Of all the people I knew with big dreams, I was one of the last of my friends to accept "average". But at some point, the sacrifices didn't seem worth it. I was tired of missing parties, never being in on the latest thing, and having days so jam-packed finding six hours to sleep was a chore. So I gave up. I said goodbye to dreams and decided to just be normal.
It's funny how "just being normal" meant I no longer felt alive, and this void opened up inside me. Sure, I got invited to all the parties. And suddenly I knew everything that was going on. And on the outside, I was a laughing, happy person. But a large part of that was a mask to cover up how totally un-special I felt.
So I pretended. And ate. And pretended some more. And ate some more. And that void? It just got bigger. So did I.
Over the weekend, my mom posted some pictures on Facebook of me before I woke up and realized I was killing myself. That person? She isn't me anymore, but I know her pain. The pain of being at the lowest point of your life at the bottom of a pit, feeling like you'll never stop falling and there's no way out.
Funny how, when I realized being normal just wasn't for me, re-embraced my dreams, I slowly started crawling out from that pit of despair.
You can keep normal. Average? Pfft. Soooo done with average. Typical? I think you already know I'm definitely NOT typical. And my dreams? I can keep reaching for the stars. Sure, I'll fall down, and I'll fall down again, but I'll just get back up. And so what if I barely have enough hours in the day? Oh well. What a ride it is, and I haven't even reached the end.

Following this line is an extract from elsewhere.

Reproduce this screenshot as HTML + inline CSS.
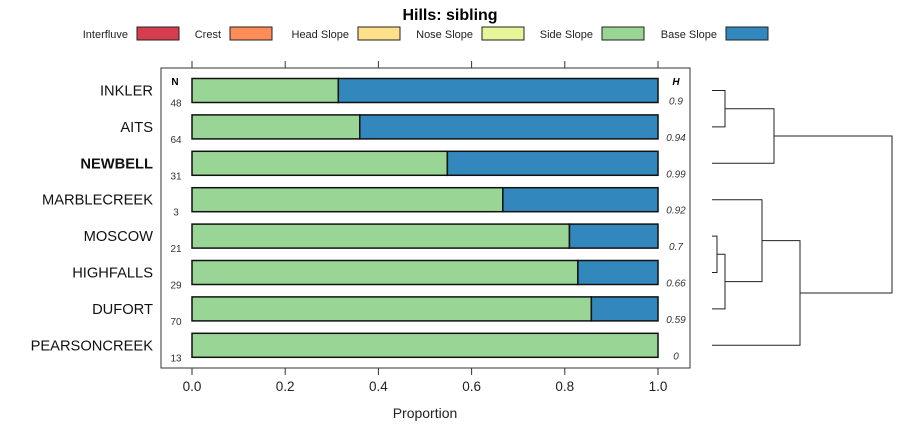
<!DOCTYPE html>
<html><head><meta charset="utf-8">
<style>
html,body{margin:0;padding:0;background:#fff;}
svg{display:block;font-family:"Liberation Sans",sans-serif;}
</style></head>
<body>
<svg id="chart" width="900" height="440" viewBox="0 0 900 440" xmlns="http://www.w3.org/2000/svg">
<text x="450" y="20" text-anchor="middle" font-size="16" font-weight="bold">Hills: sibling</text>
<g id="legend"></g>
<rect x="161" y="68" width="529" height="300" fill="none" stroke="#333" stroke-width="1"/>
<g id="axes"></g>
<g id="bars"></g>
<g id="dendro"></g>
<text x="425" y="418" text-anchor="middle" font-size="14" fill="#222">Proportion</text>
</svg>
<script>
const categories = ["INKLER","AITS","NEWBELL","MARBLECREEK","MOSCOW","HIGHFALLS","DUFORT","PEARSONCREEK"];
const sideSlope = [0.314,0.36,0.548,0.667,0.81,0.828,0.857,1.0];
const baseSlope = [0.686,0.64,0.452,0.333,0.19,0.172,0.143,0.0];
const nValues = ["48","64","31","3","21","29","70","13"];
const hValues = ["0.9","0.94","0.99","0.92","0.7","0.66","0.59","0"];
const xTicks = [0,0.2,0.4,0.6,0.8,1.0];
const xTickLabels = ["0.0","0.2","0.4","0.6","0.8","1.0"];
const legendNames = ["Interfluve","Crest","Head Slope","Nose Slope","Side Slope","Base Slope"];
const legendColors = ["#D53E4F","#FC8D59","#FEE08B","#E6F598","#99D594","#3288BD"];
// dendrogram merges: [left child, right child, height]; negative = leaf index
const merges = [[-4,-5,0.05],[-0,-1,0.13],[0,-6,0.13],[-3,2,0.5],[1,-2,0.62],[3,-7,0.88],[4,5,1.8]];

const NS="http://www.w3.org/2000/svg";
function mk(tag,attrs,parent,txt){const e=document.createElementNS(NS,tag);for(const k in attrs)e.setAttribute(k,attrs[k]);if(txt!==undefined)e.textContent=txt;parent.appendChild(e);return e;}
const x=v=>192+v*466;
const y=i=>90.5+i*36.4;
const bh=24;

const lg=document.getElementById('legend');
const lgBoxX=[137,230,358,482,602,726];
legendNames.forEach((n,i)=>{
  const t=mk('text',{x:lgBoxX[i]-9,y:38,'text-anchor':'end','font-size':11,fill:'#222'},lg,n);
  
  
  const r=mk('rect',{x:lgBoxX[i],y:27,width:42,height:13,fill:legendColors[i],stroke:'#222','stroke-width':1},lg);
  
  
});

const ax=document.getElementById('axes');
xTicks.forEach((t,i)=>{
  mk('line',{x1:x(t),x2:x(t),y1:61,y2:68,stroke:'#333'},ax);
  mk('line',{x1:x(t),x2:x(t),y1:368,y2:375,stroke:'#333'},ax);
  const l=mk('text',{x:x(t),y:391,'text-anchor':'middle','font-size':13.5,fill:'#222'},ax,xTickLabels[i]);
  
  
});

const bg=document.getElementById('bars');
mk('text',{x:175,y:85,'text-anchor':'middle','font-size':10,'font-weight':'bold'},bg,'N');
mk('text',{x:676,y:85,'text-anchor':'middle','font-size':10,'font-weight':'bold','font-style':'italic'},bg,'H');
categories.forEach((c,i)=>{
  const cy=y(i);
  const lab=mk('text',{x:153,y:cy+5,'text-anchor':'end','font-size':14.7,fill:'#111','font-weight':c==='NEWBELL'?'bold':'normal'},bg,c);
  
  
  mk('text',{x:176,y:cy+16,'text-anchor':'middle','font-size':10,fill:'#333'},bg,nValues[i]);
  mk('text',{x:676,y:cy+14,'text-anchor':'middle','font-size':10,'font-style':'italic',fill:'#333'},bg,hValues[i]);
  const s=mk('rect',{x:x(0),y:cy-bh/2,width:x(sideSlope[i])-x(0),height:bh,fill:legendColors[4],stroke:'#111','stroke-width':1.5},bg);
  
  
  if(baseSlope[i]>0){
    const b=mk('rect',{x:x(sideSlope[i]),y:cy-bh/2,width:x(sideSlope[i]+baseSlope[i])-x(sideSlope[i]),height:bh,fill:legendColors[5],stroke:'#111','stroke-width':1.5},bg);
    
    
  }
});

// dendrogram
const dg=document.getElementById('dendro');
const dx=h=>712+h*100;
const nodes=[];
merges.forEach((m,k)=>{
  const a=(m[0]<0||Object.is(m[0],-0))?{x:dx(0),y:y(-m[0])}:nodes[m[0]];
  const b=(m[1]<0||Object.is(m[1],-0))?{x:dx(0),y:y(-m[1])}:nodes[m[1]];
  const hx=dx(m[2]);
  const p=mk('path',{d:`M${a.x},${a.y}H${hx}V${b.y}H${b.x}`,fill:'none',stroke:'#222','stroke-width':1},dg);
  
  
  nodes[k]={x:hx,y:(a.y+b.y)/2};
});
</script>
</body></html>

Finally, my weigh-in stats for the week!!!!
Week of 2/13/11 - 2/19/11 Stats
Weigh-in Day: Saturday, February 19, 2011
Starting Weight: 291.6
Previous Weight: 218.2
Current Weight: 215.2
Difference: -3.0 lbs
Total Weight Removed: -76.4 lbs
Total Percentage of Weight Removed: 26.2%
That's right! I smashed that 75 lbs gone mark! w00t w00t!!! Damn straight, I am extraordinary.
Now go have a good one folks, and find that extraordinary person in you!